Никакого полового акта, собственно говоря, и не было. Была оригинальная и острая трактовка и несколько довольно смелых мизансцен.
Кнебель убрала из показа традиционных ведущих-объявляльщиков и предложила режиссерам самим представлять свои работы. Когда до него дошла очередь, Васильев вышел и предъявил зрителям вот такое:
—Джей — Ди — Сэлинджер "Хорошо ловится рыбка-бананка".
Потом подошел к столу экзаменаторов и сдернул с него рывком руки официальную зеленого сукна скатерть. Комиссия ахнула от неожиданности и возмущения. Студенты-зрители спешно возрадовались. Васильев не ушел за кулисы, а устроился у свободного окна между сценой и местами для публики. Он стоял, опираясь задом на подоконник, скрестив ноги и сложив переплетенные руки на груди. Скомканная скатерть была засунута небрежно под мышку; выбившийся конец ее свисал до полу плащом испанского гранда.
Васильев сказал "Прошу", и на сцене появился второй бандит — Андреев. Со времен "Арбата" Андрюша немного раздобрел, отпустил бородку и усы. Борода кучерявилась, как у молодого нижегородского ушкуйника, а легкая полнота придавала Андрею мягкость, которой у него, наверно, не было, но которая была так необходима для Сэлинджера.
Не спеша, вразвалочку, большими неслышными шагами Андрей подошел к столу комиссии, подумал с секунду и улегся на самую середину. И стало страшно за них, за Андрея и за комиссию, — так близко, так недопустимо близко были они друг к другу: лицом к лицу, на расстоянии одного касанья. Захоти этого Андрей, он мог бы, не вставая, а протянув только руку, похлопать по плечу декана или схватить за нос ректора. Испанский гранд у окна удовлетворенно ухмылялся.
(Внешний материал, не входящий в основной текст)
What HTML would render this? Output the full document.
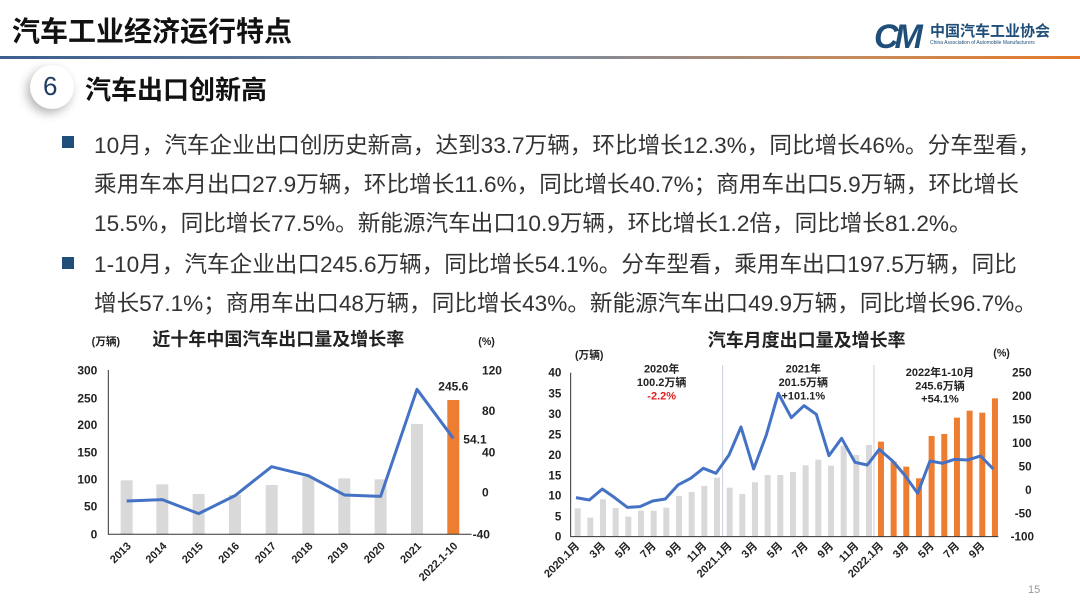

Андрей поерзал немного на столе, устраиваясь поудобнее, и, наконец, замер, лежа на спине. Подложил руки под голову. Затем уставился в потолок.
Я почувствовал: сейчас должна появиться музыка.
Но музыка не появилась, вместо нее на сцене возникла девушка.
Девушка стояла у дальней стены, свежая, как утро, длинноногая, как гужоновская Диана, и розовоперстая, как греческая заря по имени Эос (имеется в виду ее яркорозовый маникюр).
Она была действительно хороша: черные волосы, синие глаза, алая влажноватая улыбка. Наши молодые режиссеры знали толк в женской красоте — не случайно же они привели ее с другого совсем курса, из актерской группы. И это было очень важное обстоятельство — девушка была не своя. Эту "чуждость" нельзя было объяснить логически, физиологически, не осознавая, все — и зрители-студенты и профессора — чувствовали: она из другого мира.
Инопланетянка была одета во что-то желтое и легкое, слишком короткое и слишком свободное, все время сползающее, открывающее, стыдливо поправляемое и обдергиваемое, — платьем это можно было назвать весьма условно.
Пауза любования женской красотой длилась. Никто, слава богу, никуда не спешил. И я успел вспомнить, как все у Сэлинджера. Наступил покой и полная ясность: парень на столе был не кто другой, как самый любимый сэлинджеровский герой, Молодой Симор Гласе, а девушка на сцене — его юная жена Мюриель, красотка и дочь чересчур приличных родителей.